◆ **TASK DIRECTIONS**
Write out each line exactly as given. Leave the pictures out of your copy.

◆ **GIVEN ENTRIES**
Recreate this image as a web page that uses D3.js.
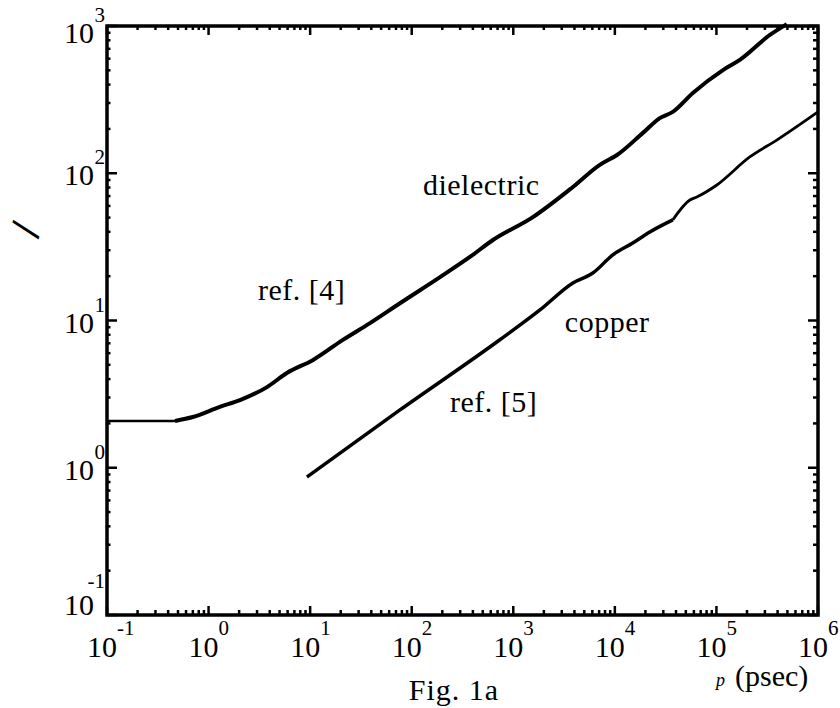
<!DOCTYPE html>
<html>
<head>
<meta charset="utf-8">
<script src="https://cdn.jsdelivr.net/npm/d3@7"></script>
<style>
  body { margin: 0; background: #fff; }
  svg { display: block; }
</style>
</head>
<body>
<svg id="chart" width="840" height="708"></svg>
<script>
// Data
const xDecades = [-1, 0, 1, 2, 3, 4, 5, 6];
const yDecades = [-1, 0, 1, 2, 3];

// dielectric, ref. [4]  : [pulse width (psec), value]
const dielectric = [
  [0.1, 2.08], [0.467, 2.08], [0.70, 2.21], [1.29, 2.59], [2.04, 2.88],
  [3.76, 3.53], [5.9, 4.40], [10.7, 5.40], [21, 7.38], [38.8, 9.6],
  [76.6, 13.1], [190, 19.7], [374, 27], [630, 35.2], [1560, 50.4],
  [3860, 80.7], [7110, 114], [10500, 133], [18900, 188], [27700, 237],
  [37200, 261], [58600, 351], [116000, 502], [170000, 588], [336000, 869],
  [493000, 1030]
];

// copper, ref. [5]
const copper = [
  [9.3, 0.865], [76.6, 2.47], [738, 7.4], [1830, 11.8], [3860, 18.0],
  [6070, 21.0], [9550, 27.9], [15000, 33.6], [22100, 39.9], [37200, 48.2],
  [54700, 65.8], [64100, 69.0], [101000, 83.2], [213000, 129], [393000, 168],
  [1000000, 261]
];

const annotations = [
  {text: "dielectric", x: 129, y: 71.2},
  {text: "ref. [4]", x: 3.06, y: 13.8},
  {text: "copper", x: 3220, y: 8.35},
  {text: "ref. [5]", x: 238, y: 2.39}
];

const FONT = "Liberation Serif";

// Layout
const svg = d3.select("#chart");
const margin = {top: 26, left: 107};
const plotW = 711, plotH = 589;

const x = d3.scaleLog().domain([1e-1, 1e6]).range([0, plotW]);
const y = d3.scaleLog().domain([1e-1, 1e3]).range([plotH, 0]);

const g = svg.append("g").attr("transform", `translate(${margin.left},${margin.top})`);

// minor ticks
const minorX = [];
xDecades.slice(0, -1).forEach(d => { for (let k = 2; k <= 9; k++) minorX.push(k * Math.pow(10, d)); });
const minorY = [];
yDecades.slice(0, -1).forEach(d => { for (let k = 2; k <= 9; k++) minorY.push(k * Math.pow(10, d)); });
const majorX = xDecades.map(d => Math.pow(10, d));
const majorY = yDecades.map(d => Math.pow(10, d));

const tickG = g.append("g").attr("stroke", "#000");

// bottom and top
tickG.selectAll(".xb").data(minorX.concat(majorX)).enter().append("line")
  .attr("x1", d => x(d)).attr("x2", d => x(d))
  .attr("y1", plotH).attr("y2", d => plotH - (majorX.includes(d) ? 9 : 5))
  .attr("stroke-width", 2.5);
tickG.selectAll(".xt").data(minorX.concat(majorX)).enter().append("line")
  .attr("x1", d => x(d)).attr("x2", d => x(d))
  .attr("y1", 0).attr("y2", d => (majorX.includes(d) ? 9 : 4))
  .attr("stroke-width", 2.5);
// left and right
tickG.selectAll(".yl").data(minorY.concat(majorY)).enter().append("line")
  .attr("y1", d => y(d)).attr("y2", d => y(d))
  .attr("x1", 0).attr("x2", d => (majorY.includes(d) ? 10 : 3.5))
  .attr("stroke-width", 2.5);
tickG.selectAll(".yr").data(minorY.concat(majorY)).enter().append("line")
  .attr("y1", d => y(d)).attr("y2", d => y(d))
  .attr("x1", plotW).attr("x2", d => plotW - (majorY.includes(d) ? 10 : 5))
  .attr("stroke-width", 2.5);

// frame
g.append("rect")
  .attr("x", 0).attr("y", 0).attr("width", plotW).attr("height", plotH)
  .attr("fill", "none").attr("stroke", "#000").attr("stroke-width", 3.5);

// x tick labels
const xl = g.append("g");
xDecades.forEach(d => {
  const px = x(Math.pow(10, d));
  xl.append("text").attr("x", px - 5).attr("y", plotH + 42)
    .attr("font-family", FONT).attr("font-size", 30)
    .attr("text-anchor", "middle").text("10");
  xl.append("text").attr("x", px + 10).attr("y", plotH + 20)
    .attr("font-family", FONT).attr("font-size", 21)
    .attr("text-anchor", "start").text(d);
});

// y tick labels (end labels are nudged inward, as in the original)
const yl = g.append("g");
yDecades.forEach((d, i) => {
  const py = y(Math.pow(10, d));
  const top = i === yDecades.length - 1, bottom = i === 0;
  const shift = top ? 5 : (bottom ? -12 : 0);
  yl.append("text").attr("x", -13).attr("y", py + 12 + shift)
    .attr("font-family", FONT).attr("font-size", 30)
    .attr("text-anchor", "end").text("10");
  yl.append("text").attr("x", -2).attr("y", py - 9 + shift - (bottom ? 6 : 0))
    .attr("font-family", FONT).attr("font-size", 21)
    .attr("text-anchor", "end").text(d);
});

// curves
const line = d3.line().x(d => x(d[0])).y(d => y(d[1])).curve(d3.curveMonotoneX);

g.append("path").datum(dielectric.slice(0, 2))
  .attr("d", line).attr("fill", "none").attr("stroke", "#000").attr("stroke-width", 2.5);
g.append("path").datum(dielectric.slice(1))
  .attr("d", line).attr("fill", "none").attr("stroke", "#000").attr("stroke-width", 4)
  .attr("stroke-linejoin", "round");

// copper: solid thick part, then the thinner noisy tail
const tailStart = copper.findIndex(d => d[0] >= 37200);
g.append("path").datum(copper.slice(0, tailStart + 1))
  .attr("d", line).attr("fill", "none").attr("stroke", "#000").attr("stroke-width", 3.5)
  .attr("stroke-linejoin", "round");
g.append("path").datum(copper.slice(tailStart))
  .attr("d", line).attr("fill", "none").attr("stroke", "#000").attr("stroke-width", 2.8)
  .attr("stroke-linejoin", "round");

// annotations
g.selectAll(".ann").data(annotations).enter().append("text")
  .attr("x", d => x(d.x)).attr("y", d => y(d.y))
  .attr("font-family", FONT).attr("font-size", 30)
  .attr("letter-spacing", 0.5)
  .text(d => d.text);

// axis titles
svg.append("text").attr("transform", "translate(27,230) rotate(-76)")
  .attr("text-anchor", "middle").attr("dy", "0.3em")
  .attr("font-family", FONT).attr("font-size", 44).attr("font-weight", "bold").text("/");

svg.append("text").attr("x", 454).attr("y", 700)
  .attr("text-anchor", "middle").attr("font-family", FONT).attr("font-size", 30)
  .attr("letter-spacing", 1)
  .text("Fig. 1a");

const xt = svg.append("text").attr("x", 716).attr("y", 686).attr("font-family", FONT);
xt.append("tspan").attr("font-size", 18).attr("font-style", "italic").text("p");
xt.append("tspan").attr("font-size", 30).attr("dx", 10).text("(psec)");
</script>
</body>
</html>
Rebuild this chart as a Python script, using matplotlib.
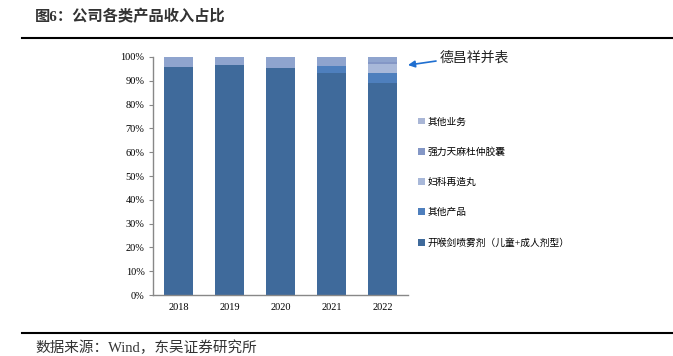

◆ **SOLUTION TO THIS EXERCISE**
Recreate this image as a web page that uses D3.js.
<!DOCTYPE html>
<html>
<head>
<meta charset="utf-8">
<script src="https://cdn.jsdelivr.net/npm/d3@7"></script>
<style>
  body { margin: 0; background: #fff; }
  svg { display: block; }
</style>
</head>
<body>
<svg id="chart" width="840" height="708"></svg>
<script>
// Data
const xDecades = [-1, 0, 1, 2, 3, 4, 5, 6];
const yDecades = [-1, 0, 1, 2, 3];

// dielectric, ref. [4]  : [pulse width (psec), value]
const dielectric = [
  [0.1, 2.08], [0.467, 2.08], [0.70, 2.21], [1.29, 2.59], [2.04, 2.88],
  [3.76, 3.53], [5.9, 4.40], [10.7, 5.40], [21, 7.38], [38.8, 9.6],
  [76.6, 13.1], [190, 19.7], [374, 27], [630, 35.2], [1560, 50.4],
  [3860, 80.7], [7110, 114], [10500, 133], [18900, 188], [27700, 237],
  [37200, 261], [58600, 351], [116000, 502], [170000, 588], [336000, 869],
  [493000, 1030]
];

// copper, ref. [5]
const copper = [
  [9.3, 0.865], [76.6, 2.47], [738, 7.4], [1830, 11.8], [3860, 18.0],
  [6070, 21.0], [9550, 27.9], [15000, 33.6], [22100, 39.9], [37200, 48.2],
  [54700, 65.8], [64100, 69.0], [101000, 83.2], [213000, 129], [393000, 168],
  [1000000, 261]
];

const annotations = [
  {text: "dielectric", x: 129, y: 71.2},
  {text: "ref. [4]", x: 3.06, y: 13.8},
  {text: "copper", x: 3220, y: 8.35},
  {text: "ref. [5]", x: 238, y: 2.39}
];

const FONT = "Liberation Serif";

// Layout
const svg = d3.select("#chart");
const margin = {top: 26, left: 107};
const plotW = 711, plotH = 589;

const x = d3.scaleLog().domain([1e-1, 1e6]).range([0, plotW]);
const y = d3.scaleLog().domain([1e-1, 1e3]).range([plotH, 0]);

const g = svg.append("g").attr("transform", `translate(${margin.left},${margin.top})`);

// minor ticks
const minorX = [];
xDecades.slice(0, -1).forEach(d => { for (let k = 2; k <= 9; k++) minorX.push(k * Math.pow(10, d)); });
const minorY = [];
yDecades.slice(0, -1).forEach(d => { for (let k = 2; k <= 9; k++) minorY.push(k * Math.pow(10, d)); });
const majorX = xDecades.map(d => Math.pow(10, d));
const majorY = yDecades.map(d => Math.pow(10, d));

const tickG = g.append("g").attr("stroke", "#000");

// bottom and top
tickG.selectAll(".xb").data(minorX.concat(majorX)).enter().append("line")
  .attr("x1", d => x(d)).attr("x2", d => x(d))
  .attr("y1", plotH).attr("y2", d => plotH - (majorX.includes(d) ? 9 : 5))
  .attr("stroke-width", 2.5);
tickG.selectAll(".xt").data(minorX.concat(majorX)).enter().append("line")
  .attr("x1", d => x(d)).attr("x2", d => x(d))
  .attr("y1", 0).attr("y2", d => (majorX.includes(d) ? 9 : 4))
  .attr("stroke-width", 2.5);
// left and right
tickG.selectAll(".yl").data(minorY.concat(majorY)).enter().append("line")
  .attr("y1", d => y(d)).attr("y2", d => y(d))
  .attr("x1", 0).attr("x2", d => (majorY.includes(d) ? 10 : 3.5))
  .attr("stroke-width", 2.5);
tickG.selectAll(".yr").data(minorY.concat(majorY)).enter().append("line")
  .attr("y1", d => y(d)).attr("y2", d => y(d))
  .attr("x1", plotW).attr("x2", d => plotW - (majorY.includes(d) ? 10 : 5))
  .attr("stroke-width", 2.5);

// frame
g.append("rect")
  .attr("x", 0).attr("y", 0).attr("width", plotW).attr("height", plotH)
  .attr("fill", "none").attr("stroke", "#000").attr("stroke-width", 3.5);

// x tick labels
const xl = g.append("g");
xDecades.forEach(d => {
  const px = x(Math.pow(10, d));
  xl.append("text").attr("x", px - 5).attr("y", plotH + 42)
    .attr("font-family", FONT).attr("font-size", 30)
    .attr("text-anchor", "middle").text("10");
  xl.append("text").attr("x", px + 10).attr("y", plotH + 20)
    .attr("font-family", FONT).attr("font-size", 21)
    .attr("text-anchor", "start").text(d);
});

// y tick labels (end labels are nudged inward, as in the original)
const yl = g.append("g");
yDecades.forEach((d, i) => {
  const py = y(Math.pow(10, d));
  const top = i === yDecades.length - 1, bottom = i === 0;
  const shift = top ? 5 : (bottom ? -12 : 0);
  yl.append("text").attr("x", -13).attr("y", py + 12 + shift)
    .attr("font-family", FONT).attr("font-size", 30)
    .attr("text-anchor", "end").text("10");
  yl.append("text").attr("x", -2).attr("y", py - 9 + shift - (bottom ? 6 : 0))
    .attr("font-family", FONT).attr("font-size", 21)
    .attr("text-anchor", "end").text(d);
});

// curves
const line = d3.line().x(d => x(d[0])).y(d => y(d[1])).curve(d3.curveMonotoneX);

g.append("path").datum(dielectric.slice(0, 2))
  .attr("d", line).attr("fill", "none").attr("stroke", "#000").attr("stroke-width", 2.5);
g.append("path").datum(dielectric.slice(1))
  .attr("d", line).attr("fill", "none").attr("stroke", "#000").attr("stroke-width", 4)
  .attr("stroke-linejoin", "round");

// copper: solid thick part, then the thinner noisy tail
const tailStart = copper.findIndex(d => d[0] >= 37200);
g.append("path").datum(copper.slice(0, tailStart + 1))
  .attr("d", line).attr("fill", "none").attr("stroke", "#000").attr("stroke-width", 3.5)
  .attr("stroke-linejoin", "round");
g.append("path").datum(copper.slice(tailStart))
  .attr("d", line).attr("fill", "none").attr("stroke", "#000").attr("stroke-width", 2.8)
  .attr("stroke-linejoin", "round");

// annotations
g.selectAll(".ann").data(annotations).enter().append("text")
  .attr("x", d => x(d.x)).attr("y", d => y(d.y))
  .attr("font-family", FONT).attr("font-size", 30)
  .attr("letter-spacing", 0.5)
  .text(d => d.text);

// axis titles
svg.append("text").attr("transform", "translate(27,230) rotate(-76)")
  .attr("text-anchor", "middle").attr("dy", "0.3em")
  .attr("font-family", FONT).attr("font-size", 44).attr("font-weight", "bold").text("/");

svg.append("text").attr("x", 454).attr("y", 700)
  .attr("text-anchor", "middle").attr("font-family", FONT).attr("font-size", 30)
  .attr("letter-spacing", 1)
  .text("Fig. 1a");

const xt = svg.append("text").attr("x", 716).attr("y", 686).attr("font-family", FONT);
xt.append("tspan").attr("font-size", 18).attr("font-style", "italic").text("p");
xt.append("tspan").attr("font-size", 30).attr("dx", 10).text("(psec)");
</script>
</body>
</html>
Rebuild this chart as a Python script, using matplotlib.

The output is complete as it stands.